I know my reply is a bit longish but I think you might appreciate the perspective.


I really think you miss one crucial point under "13. Create ugency". You mention it as you refer to Sequoias fund raising strategy: "we close in x time". I believe that this strategy was the single most critical to my latest fund raising success. This is how I think of it:


  1. 1. If you never close on time people know that they can wait. If you do, they know they have to make a decision.
  2. 2. Therefore I have made "I always close on time" core to my fundraising strategy. At each next round I want to be able to say: "I close on time and I can prove it".
  3. 3. They might claim that "you have to wait". Well, thats also part of my core strategy. I set up our structure so that we can take the worst famine without even twitching and I can prove it (http://vimeo.com/22653093).
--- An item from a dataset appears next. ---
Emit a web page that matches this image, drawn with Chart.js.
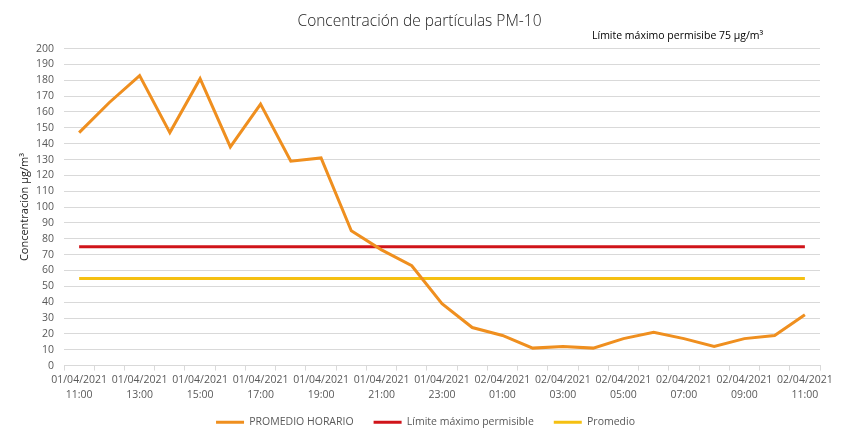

So I just say: "Ill close without cash, we are already starving and we can continue for another 6 months if thats what it takes. Either you are in or you are out".
  4. 4. Then, I give the investors my time table and I ask: "do you think you can make it?"


Does it work? I think so:


  1. 1. The ones that saw me close in front of their eyes in the first round were definitely keen on the next round (and I can prove it! :) )
  2. 2. Ive closed on the planned day twice now and that is with quite tight time constraints: 2 months
  3. 3. Ive closed on my set target price (which most Swedish investors thought was ridiculously high, I say "buy quality, cry once").


I did this despite:


  1. 1. Many VCs being on vacation for the first month (aug-sep 2011).
  2. 2. A bad downturn that made everybody super scared.
  3. 3. Im not proven in any way. No education, no former success, no hype.
  4. 4. My business is not proven (yet). On the contrary, in Sweden VCs (but not customers) are terrified of e-signing and the legal stuff. Especially in Sweden as they have seen the big fail of the bank sponsored e-identification system that everybody hates.
  5. 5. Raising in Sweden, one of the most seed capital depleted countries in the world I would like to believe.


Keep up the good work. I love your articles.